Se mueve Puigdemont en una niebla que no ha sido capaz de definir sus últimas fronteras, con qué voracidad podrá salvar sus propia siluetas. En un limbo legal que sólo encuentra un marco de seguridad jurídica en el delito de sedición, apela a la “oposición pacífica” para justificar su proyección de bruma sobre los días presentes, con su margen de rápido vaivén en los futuros. Cuestionado por la masa vocera de la CUP, que sólo tiene claras las estatuas que quiere derribar y deja lo demás -o sea: la vida- en un teatro de sombras sensacionalistas, al apelar a esa “oposición pacífica” se hermana con sus socios de desgobierno y sigue tirando de épica de garrafón sobre la calle y nervio vivos, sin pensar en la carnicería. Porque puede pasar que agitando la acera y la tensión de las voces lumínicas, con unas cuantas señoras dispuestas a que corran ríos de sangre y unos cuantos padres con sus hijos de tres años subidos en los hombros ante los antidisturbios, todo esto termine con un baño de golpes y de fotos que sea su último grito internacional.

Artur Mas ha fracasado porque no ha salido esposado de la Generalitat. El suyo era un protagonismo autoimpuesto sobre su propia vida, una especie de caudillaje que no era hijo de su personalidad, sino de las circunstancias. El delfín Puigdemont ha debido de creerse que la secuela llega con una promoción a todo riesgo y por eso se afana en su continuidad por encima de idas y venidas, de coplas alteradas con regreso a una heroicidad de cartón piedra y a una caricatura que revela un estigma interior. Tanto Puigdemont como Junqueras, cada uno en su estilo peculiar de mirada, abandonada por cualquier brillo de inteligencia una o directamente torva la otra, escorada hacia su propio mundo paralelo de llantina y percusión en las caceroladas de ilustración nocturna, frente a los guardias civiles amenazados, mientras se vindica la cursilería de ser “buenas personas” y decirlo a lo ancho de vendavales ácidos, por acción u omisión, han terminado lanzando a la gente contra sí misma, a la conquista de su aniquilamiento.

Hay un momento en que una población tiene que ser consciente de que la están usando como carnaza. Claro que al final de cada manifestación siempre hay disturbios, siempre hay gente que agrede, que suele corresponderse con una minoría: sólo hace falta revisar las hemerotecas que el independentismo acabará quemando, para que no exista ninguna narración de lo real anterior al 1 de octubre.

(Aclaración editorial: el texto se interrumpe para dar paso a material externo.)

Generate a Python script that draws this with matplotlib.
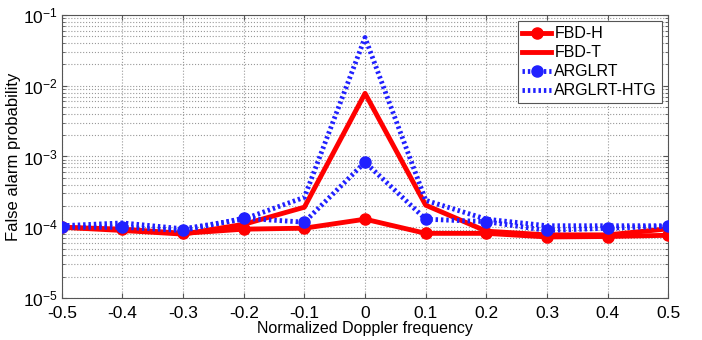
import matplotlib
matplotlib.use('Agg')
import matplotlib.pyplot as plt
import numpy as np

# Data
freq = [-0.5, -0.4, -0.3, -0.2, -0.1, 0.0, 0.1, 0.2, 0.3, 0.4, 0.5]
fbd_h = [1.0e-4, 0.94e-4, 0.82e-4, 0.94e-4, 0.97e-4, 1.3e-4, 0.82e-4, 0.82e-4, 0.73e-4, 0.74e-4, 0.77e-4]
fbd_t = [1.0e-4, 0.9e-4, 0.8e-4, 1.1e-4, 1.92e-4, 7.8e-3, 2.05e-4, 0.88e-4, 0.78e-4, 0.78e-4, 0.95e-4]
arglrt = [1.0e-4, 1.0e-4, 0.9e-4, 1.34e-4, 1.18e-4, 8.3e-4, 1.3e-4, 1.2e-4, 0.9e-4, 0.97e-4, 1.03e-4]
arglrt_htg = [1.05e-4, 1.15e-4, 0.95e-4, 1.3e-4, 2.65e-4, 4.8e-2, 2.4e-4, 1.3e-4, 1.05e-4, 1.05e-4, 1.05e-4]
xlabels = ['-0.5', '-0.4', '-0.3', '-0.2', '-0.1', '0', '0.1', '0.2', '0.3', '0.4', '0.5']

plt.rcParams['font.family'] = ['Liberation Sans', 'DejaVu Sans']

fig = plt.figure(figsize=(7.02, 3.40), dpi=100)
ax = fig.add_axes([0.088, 0.1235, 0.864, 0.8325])

red = '#ff0000'
blue = '#2020ff'
dots = (0, (0.5, 0.6))

ax.plot(freq, fbd_h, color=red, lw=3.5, marker='o', markersize=8, label='FBD-H', zorder=3)
ax.plot(freq, fbd_t, color=red, lw=3.5, label='FBD-T', zorder=3)
ax.plot(freq, arglrt, color=blue, lw=3.5, linestyle=dots, marker='o', markersize=8, label='ARGLRT', zorder=4)
ax.plot(freq, arglrt_htg, color=blue, lw=3.5, linestyle=dots, label='ARGLRT-HTG', zorder=4)

ax.set_yscale('log')
ax.set_ylim(1e-5, 1e-1)
ax.set_xlim(-0.5, 0.5)
ax.set_xticks(freq)
ax.set_xticklabels(xlabels)

ax.grid(True, which='major', linestyle=':', color='#999999', lw=0.8)
ax.grid(True, which='minor', axis='y', linestyle=':', color='#999999', lw=0.8)
ax.tick_params(which='both', direction='in', top=True, right=True, labelsize=12.5, color='#555555')
ax.tick_params(axis='x', pad=6)
ax.tick_params(axis='y', pad=3)
for s in ax.spines.values():
    s.set_color('#555555')

ax.set_xlabel('Normalized Doppler frequency', fontsize=11.5, labelpad=0)
ax.set_ylabel('False alarm probability', fontsize=12, labelpad=1)

leg = ax.legend(loc='upper right', fontsize=11.5, fancybox=False, framealpha=1,
                edgecolor='#555555', handlelength=1.8, handletextpad=0.2,
                borderpad=0.3, labelspacing=0.25, borderaxespad=0.4)
leg.get_frame().set_linewidth(0.8)

fig.savefig('out.png', dpi=100)
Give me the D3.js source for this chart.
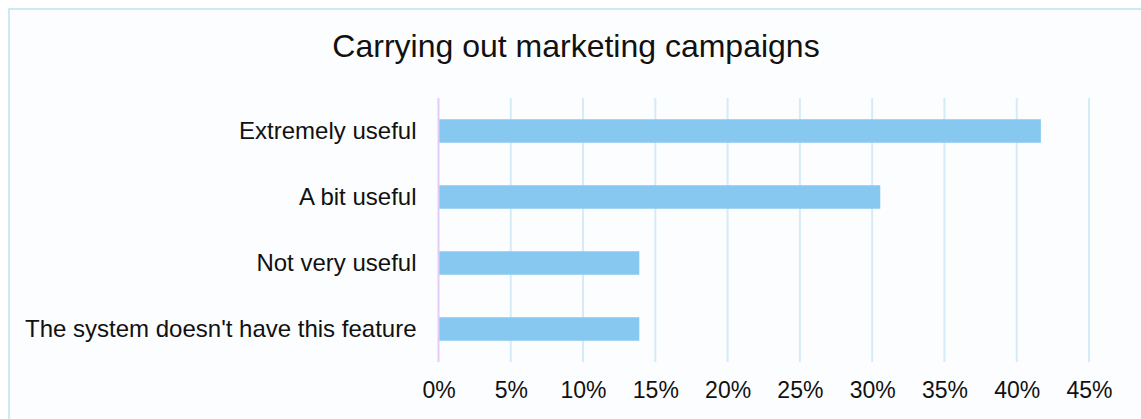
<!DOCTYPE html>
<html>
<head>
<meta charset="utf-8">
<script src="https://cdn.jsdelivr.net/npm/d3@7"></script>
<style>
  html, body { margin: 0; padding: 0; background: #ffffff; }
  svg { display: block; font-family: "Liberation Sans", Arial, sans-serif; }
</style>
</head>
<body>
<svg id="chart" width="1141" height="419"></svg>
<script>
// Survey answers and their share of respondents (%)
const categories = [
  "Extremely useful",
  "A bit useful",
  "Not very useful",
  "The system doesn't have this feature"
];
const shares = [41.67, 30.56, 13.89, 13.89];
const tickValues = [0, 5, 10, 15, 20, 25, 30, 35, 40, 45];
const title = "Carrying out marketing campaigns";

const svg = d3.select("#chart");
const W = 1141, H = 419;

// Panel frame (left and top edges visible)
svg.append("rect")
  .attr("x", 9).attr("y", 9)
  .attr("width", W + 10).attr("height", H + 10)
  .attr("fill", "#fcfdfe")
  .attr("stroke", "#cfe8f6")
  .attr("stroke-width", 2);

const plot = { left: 438.5, right: 1089, top: 98, bottom: 362 };

const x = d3.scaleLinear().domain([0, 45]).range([plot.left, plot.right]);
const y = d3.scaleBand()
  .domain(categories)
  .range([plot.top, plot.bottom])
  .paddingInner(0.644)
  .paddingOuter(0.322);

// Title
svg.append("text")
  .attr("x", 576).attr("y", 57)
  .attr("text-anchor", "middle")
  .attr("font-size", 32)
  .attr("fill", "#111")
  .text(title);

// Vertical gridlines
svg.append("g")
  .selectAll("line")
  .data(tickValues.filter(d => d > 0))
  .join("line")
  .attr("x1", d => x(d)).attr("x2", d => x(d))
  .attr("y1", plot.top).attr("y2", plot.bottom)
  .attr("stroke", "#d6ebf8")
  .attr("stroke-width", 2);

// Bars
svg.append("g")
  .selectAll("rect")
  .data(categories)
  .join("rect")
  .attr("x", x(0))
  .attr("y", d => y(d))
  .attr("width", (d, i) => x(shares[i]) - x(0))
  .attr("height", y.bandwidth())
  .attr("fill", "#87c8f1");

// Baseline at zero
svg.append("line")
  .attr("x1", x(0)).attr("x2", x(0))
  .attr("y1", plot.top).attr("y2", plot.bottom)
  .attr("stroke", "#e4cbf9")
  .attr("stroke-width", 2);

// Category axis (labels only)
const yAxis = svg.append("g")
  .attr("transform", `translate(${x(0) - 22},0)`)
  .call(d3.axisLeft(y).tickSize(0).tickPadding(0));
yAxis.select(".domain").remove();
yAxis.selectAll("text")
  .attr("font-size", 24)
  .attr("font-family", "Liberation Sans, Arial, sans-serif")
  .attr("fill", "#111");

// Percentage axis (labels only)
const xAxis = svg.append("g")
  .attr("transform", `translate(0,${plot.bottom})`)
  .call(d3.axisBottom(x).tickValues(tickValues).tickFormat(d => d + "%").tickSize(0).tickPadding(0));
xAxis.select(".domain").remove();
xAxis.selectAll("text")
  .attr("dy", "1.55em")
  .attr("y", 0)
  .attr("font-size", 23)
  .attr("font-family", "Liberation Sans, Arial, sans-serif")
  .attr("fill", "#111");
</script>
</body>
</html>
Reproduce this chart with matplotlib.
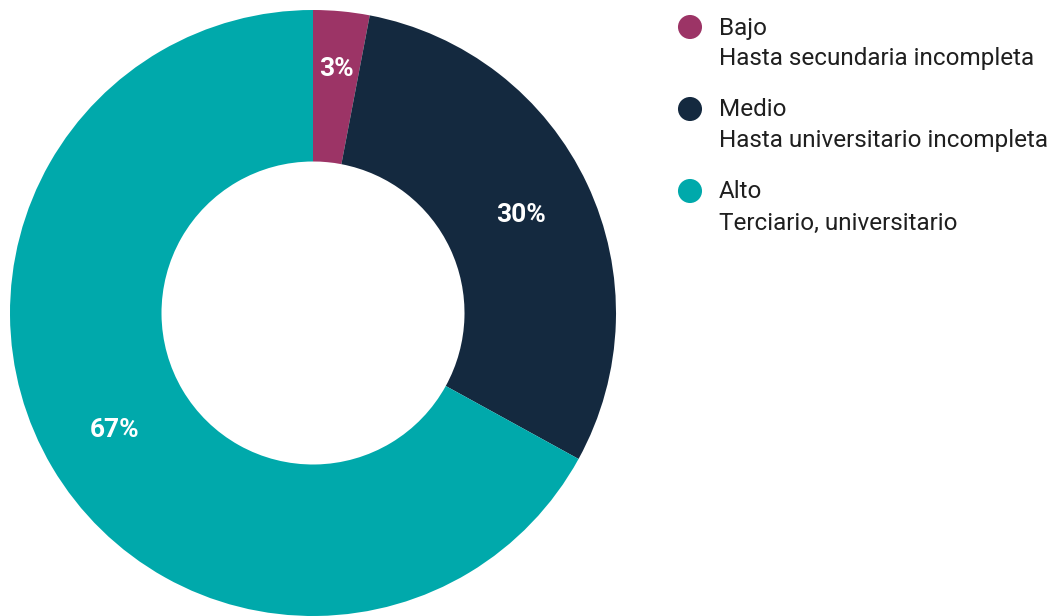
import numpy as np
import matplotlib
matplotlib.use("Agg")
import matplotlib.pyplot as plt

plt.rcParams['font.family'] = ['Roboto', 'DejaVu Sans']

# Nivel educativo
niveles = ["Bajo", "Medio", "Alto"]
descripciones = ["Hasta secundaria incompleta",
                 "Hasta universitario incompleta",
                 "Terciario, universitario"]
porcentajes = [3, 30, 67]
colores = ["#9c3466", "#14293f", "#00a9ab"]

fig = plt.figure(figsize=(10.6, 6.16), dpi=100)

# Donut
ax = fig.add_axes([10 / 1060, 0, 606 / 1060, 606 / 616])
wedges, _ = ax.pie(porcentajes, colors=colores, startangle=90, counterclock=False,
                   radius=1.0, wedgeprops=dict(width=0.5, linewidth=0))
ax.set_xlim(-1, 1)
ax.set_ylim(-1, 1)
ax.set_aspect("equal")
ax.axis("off")

# Percent labels inside each wedge
for w, p in zip(wedges, porcentajes):
    ang = np.deg2rad((w.theta1 + w.theta2) / 2)
    r = 0.81 if p < 5 else 0.76
    ax.text(r * np.cos(ang), r * np.sin(ang), f"{p}%", ha="center", va="center",
            color="white", fontsize=19, fontweight="bold")

# Legend drawn by hand, pixel coordinates
lg = fig.add_axes([0, 0, 1, 1])
lg.set_xlim(0, 1060)
lg.set_ylim(616, 0)
lg.axis("off")
for i, (n, d, c) in enumerate(zip(niveles, descripciones, colores)):
    y = 27 + i * 82
    lg.scatter([690], [y], s=300, color=c, edgecolor="none")
    lg.text(719, y + 1, n, ha="left", va="center", fontsize=17.5, color="#1f1f1f")
    lg.text(719, y + 32, d, ha="left", va="center", fontsize=17.5, color="#1f1f1f")

fig.savefig("out.png", dpi=100, facecolor="white")
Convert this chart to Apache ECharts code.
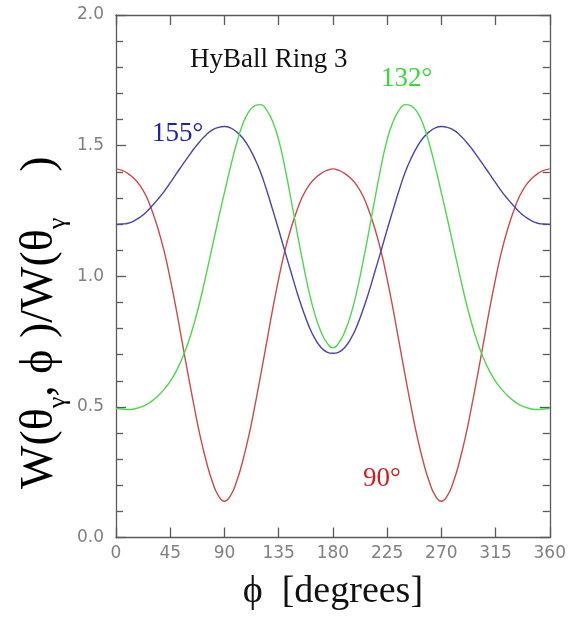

Los ultras son iguales de terribles en los dos extremos de la fuerza viva, porque entre medias ponen en peligro a una ciudadanía que sólo aspira a la normalidad. Pero es fundamental que se responda al nuevo fanatismo, a esta nueva fe que se levanta con una mezcla torpe y tropezada en el buenismo y un rescoldo brutal antisistema con la paciencia del razonamiento y una revisión de situaciones análogas. Cuando Puigdemont apela a la “oposición pacífica y democrática” -él, que ha quemado la democracia con un fuego frío de bobería, pero fuego al fin, ignorando que las elecciones autonómicas de 2015 las ganó una mayoría no independentista, y marchando en contra de más de la mitad de ese escrutinio, y de su población votante-, lo que quiere es que su gente se convierta en una guardia pretoriana no sólo de su cuerpo, sino también de una epopeya que necesita sangre para sobrevivir.

No se paga a los políticos para que nos lancen a la calle. No se les convoca, no se les elige para que nos conviertan en carne de cañón unos contra los otros. Cada vez que escucho a un miserable escribir algo así como “Nos vemos en las calles”, me pregunto cuántos golpes está dispuesto a recibir de verdad, en lugar de empujar a los demás. Las algaradas, como la grieta y la sangre, sólo se controla cómo empiezan, y tampoco mucho. El franquismo era otra cosa, claro: un moratón verdadero de una porra en las costillas tardaba un mes en desaparecer. Ahora sólo existe una ciencia-ficción de lo que ocurrirá, y el independentismo calcula si le viene mejor, o peor, formar parte o misterio de la legalidad, para poder seguirla minando desde dentro, o instalarse fuera.

Creo que la verdadera oposición pacífica es la que ha venido sosteniendo esa otra mitad de la población, más de la mitad en las últimas elecciones, que ha sido sometida al delirio de un Gobierno que sólo ha trabajado no ya para la otra mitad, que tampoco, sino para la destrucción de un territorio. Puigdemont, por ahora, continúa su rumbo zombi por la neblina de su imaginación.